## Task details
Leave out the pictures and transcribe the rest of the records exactly.

****************************************

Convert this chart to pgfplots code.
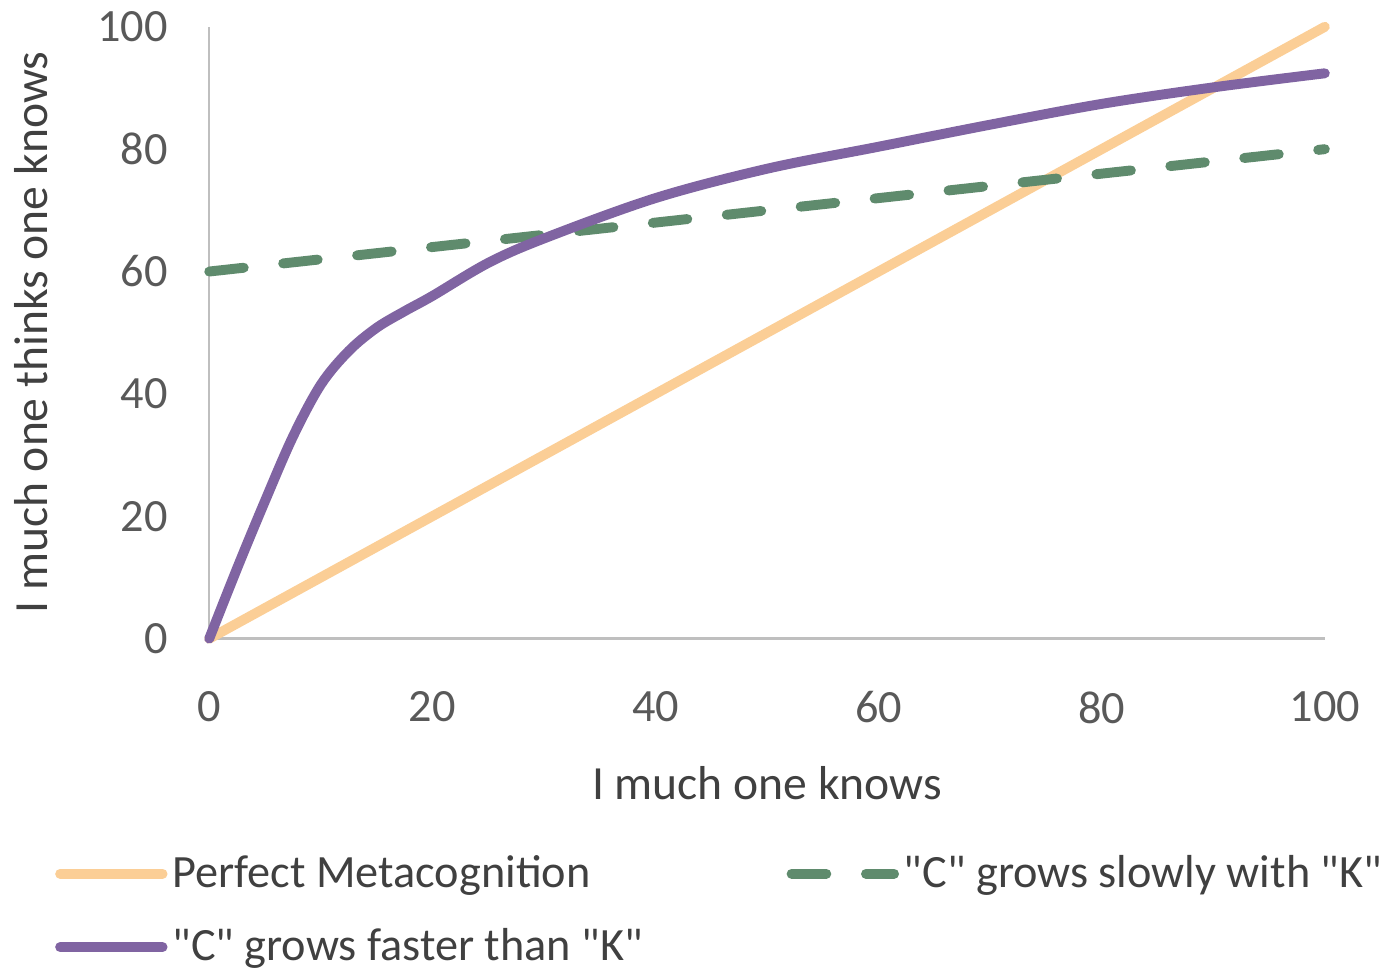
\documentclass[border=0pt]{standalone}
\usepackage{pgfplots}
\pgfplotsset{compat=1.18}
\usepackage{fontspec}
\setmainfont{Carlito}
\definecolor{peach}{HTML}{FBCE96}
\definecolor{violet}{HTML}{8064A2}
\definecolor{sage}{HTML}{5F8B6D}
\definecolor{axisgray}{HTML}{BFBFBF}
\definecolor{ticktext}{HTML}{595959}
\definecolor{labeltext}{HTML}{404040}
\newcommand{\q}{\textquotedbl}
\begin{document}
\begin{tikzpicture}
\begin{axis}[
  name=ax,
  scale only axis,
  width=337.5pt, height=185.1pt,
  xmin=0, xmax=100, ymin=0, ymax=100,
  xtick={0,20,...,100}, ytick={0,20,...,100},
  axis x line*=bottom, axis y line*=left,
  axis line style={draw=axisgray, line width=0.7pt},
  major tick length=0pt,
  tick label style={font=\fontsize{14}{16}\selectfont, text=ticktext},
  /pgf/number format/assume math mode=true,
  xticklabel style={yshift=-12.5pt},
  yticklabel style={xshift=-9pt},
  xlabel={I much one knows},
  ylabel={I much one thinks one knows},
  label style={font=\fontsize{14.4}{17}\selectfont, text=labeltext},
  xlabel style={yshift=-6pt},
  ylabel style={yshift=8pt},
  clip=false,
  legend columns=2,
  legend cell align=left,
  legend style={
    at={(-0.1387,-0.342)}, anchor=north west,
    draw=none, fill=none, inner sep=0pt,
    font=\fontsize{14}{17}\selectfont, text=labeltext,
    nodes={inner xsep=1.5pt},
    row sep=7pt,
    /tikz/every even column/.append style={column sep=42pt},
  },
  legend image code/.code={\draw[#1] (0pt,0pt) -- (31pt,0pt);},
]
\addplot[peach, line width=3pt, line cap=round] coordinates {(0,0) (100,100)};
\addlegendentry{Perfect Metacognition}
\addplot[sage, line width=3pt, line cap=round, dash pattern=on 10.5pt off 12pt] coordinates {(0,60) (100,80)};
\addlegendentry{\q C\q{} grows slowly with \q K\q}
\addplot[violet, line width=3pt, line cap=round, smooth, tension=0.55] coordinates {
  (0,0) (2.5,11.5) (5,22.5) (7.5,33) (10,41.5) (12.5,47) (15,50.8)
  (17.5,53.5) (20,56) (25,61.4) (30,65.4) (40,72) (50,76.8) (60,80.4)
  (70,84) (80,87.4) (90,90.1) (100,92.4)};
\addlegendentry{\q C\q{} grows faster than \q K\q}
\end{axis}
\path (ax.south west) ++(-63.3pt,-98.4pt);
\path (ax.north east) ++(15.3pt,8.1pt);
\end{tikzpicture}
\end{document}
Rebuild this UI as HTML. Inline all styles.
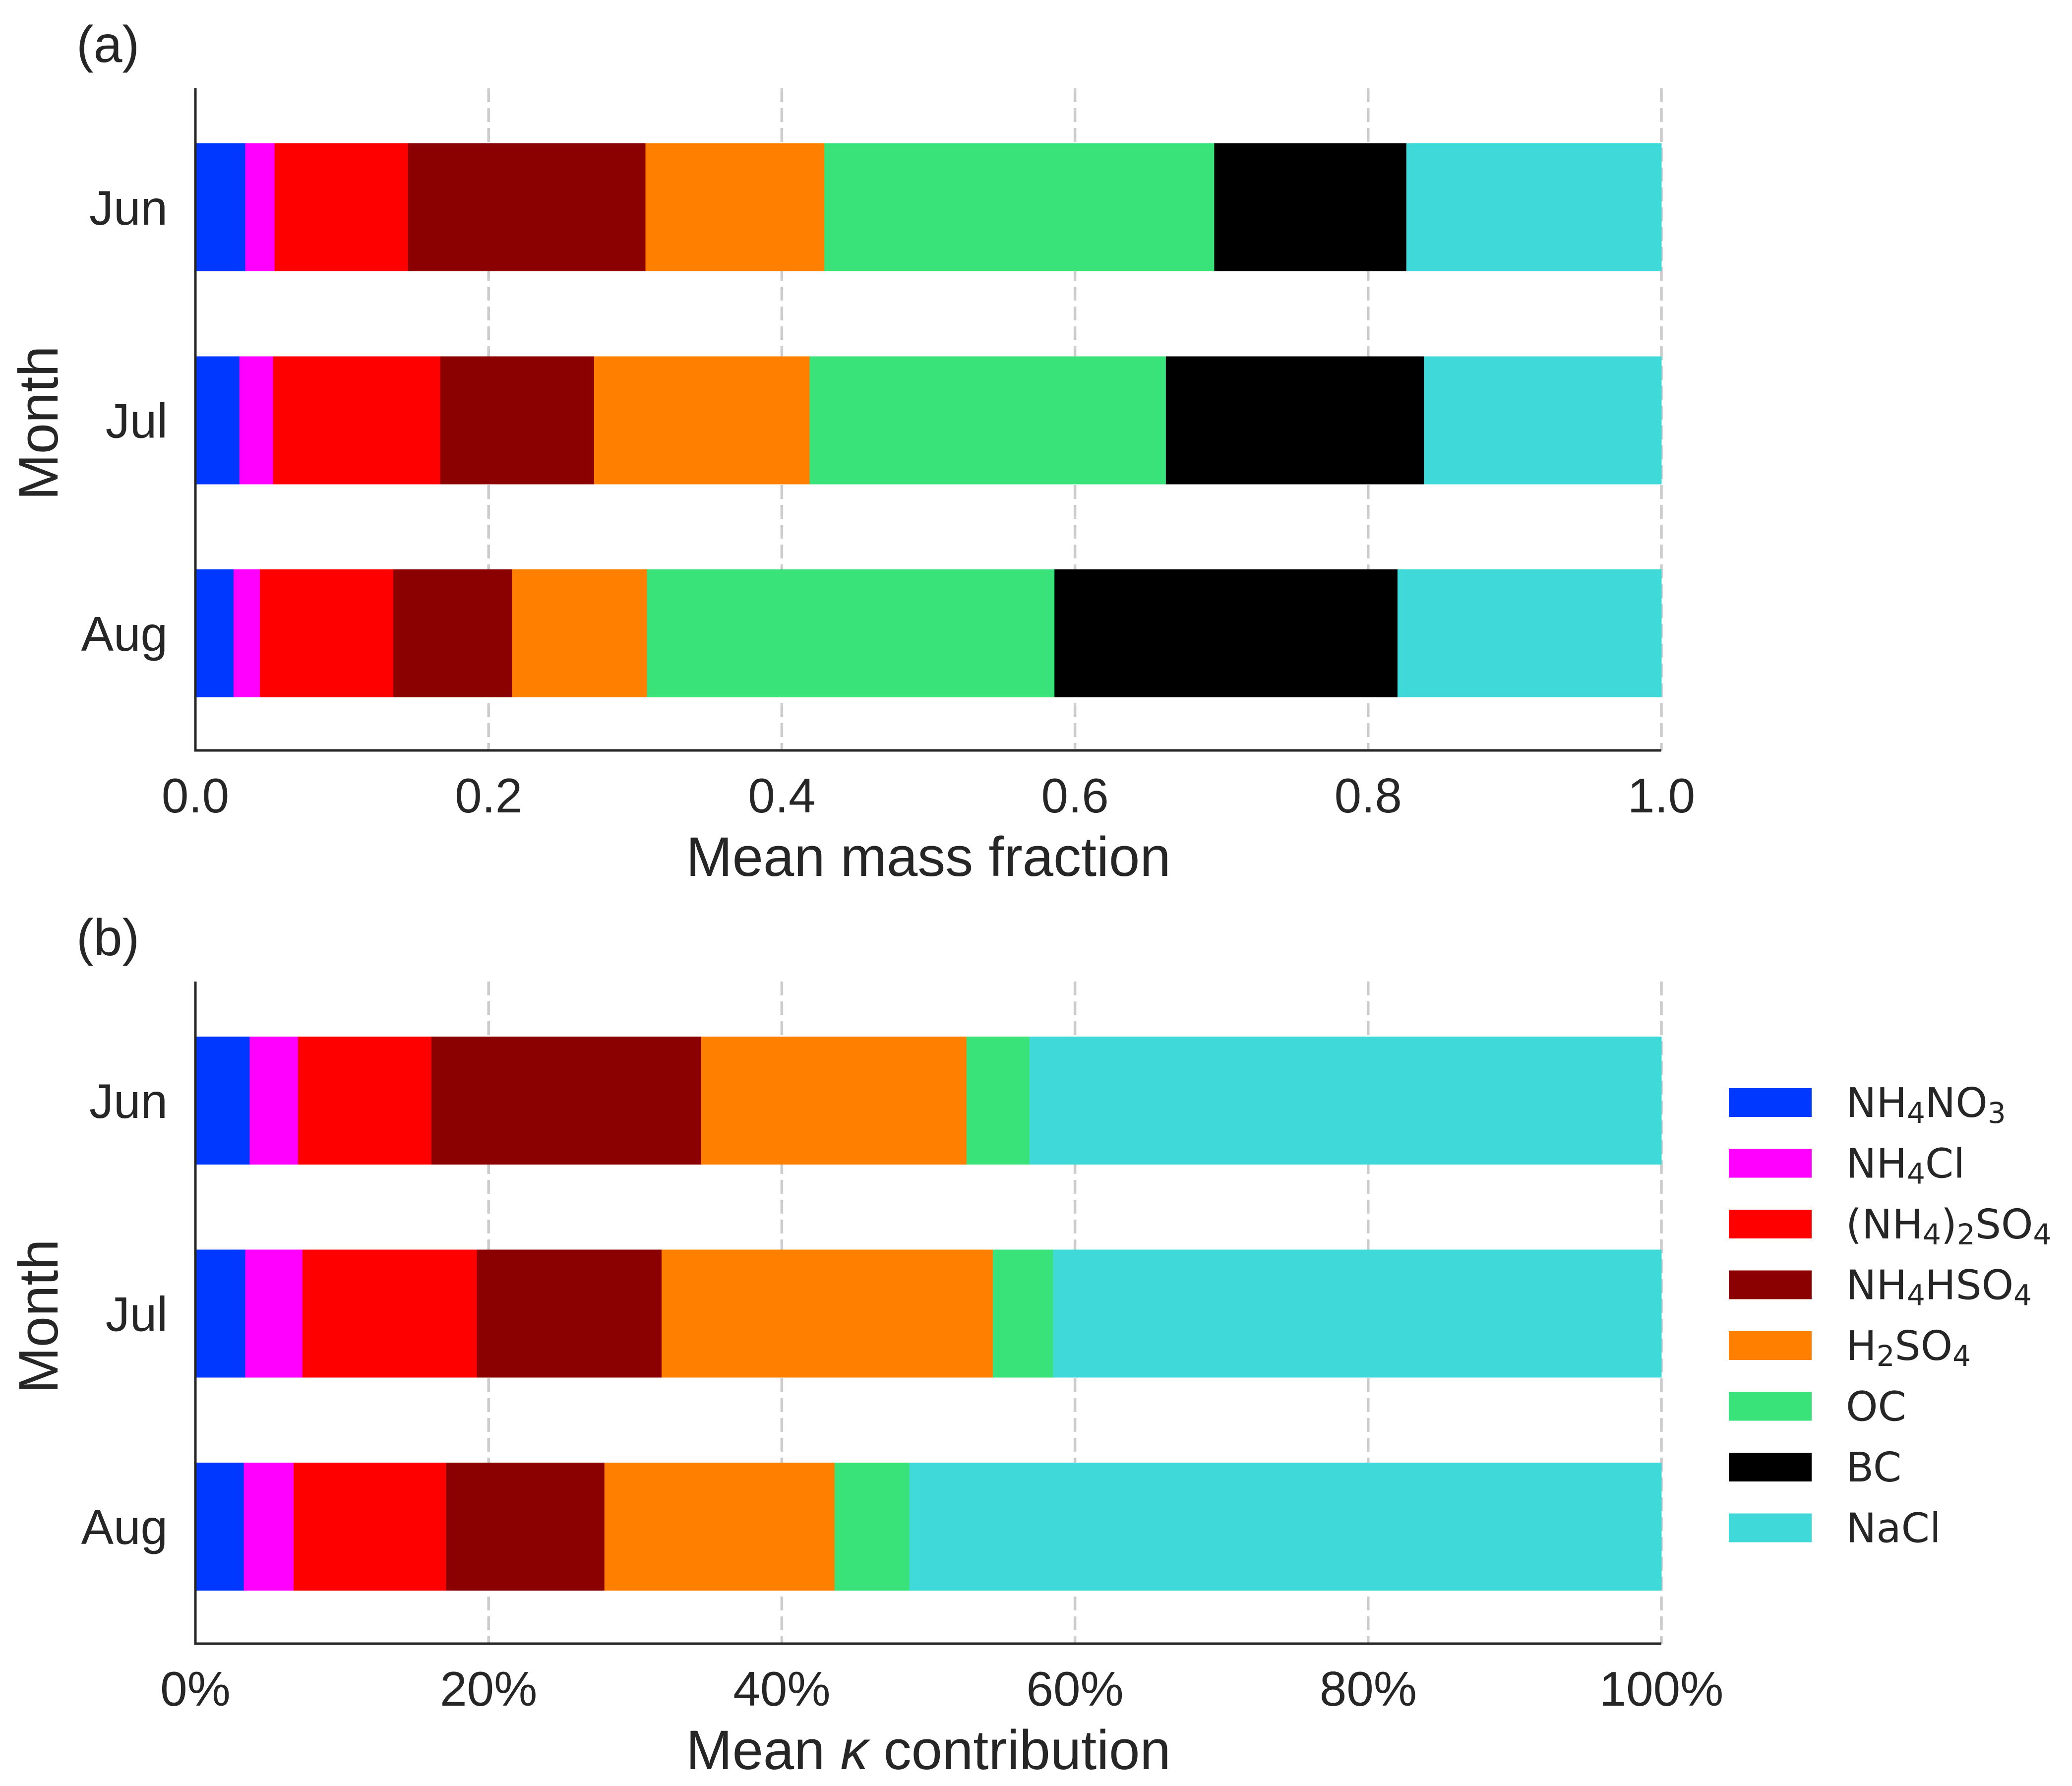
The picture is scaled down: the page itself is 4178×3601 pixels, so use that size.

****************************************

## Solution below
Convert this chart to pgfplots code.
\documentclass[border=0pt]{standalone}
\usepackage{pgfplots}
\pgfplotsset{compat=1.18}
\usepackage{fontspec}
\setmainfont{Carlito}
\definecolor{peach}{HTML}{FBCE96}
\definecolor{violet}{HTML}{8064A2}
\definecolor{sage}{HTML}{5F8B6D}
\definecolor{axisgray}{HTML}{BFBFBF}
\definecolor{ticktext}{HTML}{595959}
\definecolor{labeltext}{HTML}{404040}
\newcommand{\q}{\textquotedbl}
\begin{document}
\begin{tikzpicture}
\begin{axis}[
  name=ax,
  scale only axis,
  width=337.5pt, height=185.1pt,
  xmin=0, xmax=100, ymin=0, ymax=100,
  xtick={0,20,...,100}, ytick={0,20,...,100},
  axis x line*=bottom, axis y line*=left,
  axis line style={draw=axisgray, line width=0.7pt},
  major tick length=0pt,
  tick label style={font=\fontsize{14}{16}\selectfont, text=ticktext},
  /pgf/number format/assume math mode=true,
  xticklabel style={yshift=-12.5pt},
  yticklabel style={xshift=-9pt},
  xlabel={I much one knows},
  ylabel={I much one thinks one knows},
  label style={font=\fontsize{14.4}{17}\selectfont, text=labeltext},
  xlabel style={yshift=-6pt},
  ylabel style={yshift=8pt},
  clip=false,
  legend columns=2,
  legend cell align=left,
  legend style={
    at={(-0.1387,-0.342)}, anchor=north west,
    draw=none, fill=none, inner sep=0pt,
    font=\fontsize{14}{17}\selectfont, text=labeltext,
    nodes={inner xsep=1.5pt},
    row sep=7pt,
    /tikz/every even column/.append style={column sep=42pt},
  },
  legend image code/.code={\draw[#1] (0pt,0pt) -- (31pt,0pt);},
]
\addplot[peach, line width=3pt, line cap=round] coordinates {(0,0) (100,100)};
\addlegendentry{Perfect Metacognition}
\addplot[sage, line width=3pt, line cap=round, dash pattern=on 10.5pt off 12pt] coordinates {(0,60) (100,80)};
\addlegendentry{\q C\q{} grows slowly with \q K\q}
\addplot[violet, line width=3pt, line cap=round, smooth, tension=0.55] coordinates {
  (0,0) (2.5,11.5) (5,22.5) (7.5,33) (10,41.5) (12.5,47) (15,50.8)
  (17.5,53.5) (20,56) (25,61.4) (30,65.4) (40,72) (50,76.8) (60,80.4)
  (70,84) (80,87.4) (90,90.1) (100,92.4)};
\addlegendentry{\q C\q{} grows faster than \q K\q}
\end{axis}
\path (ax.south west) ++(-63.3pt,-98.4pt);
\path (ax.north east) ++(15.3pt,8.1pt);
\end{tikzpicture}
\end{document}
Rebuild this UI as HTML. Inline all styles.
The picture is scaled down: the page itself is 4178×3601 pixels, so use that size.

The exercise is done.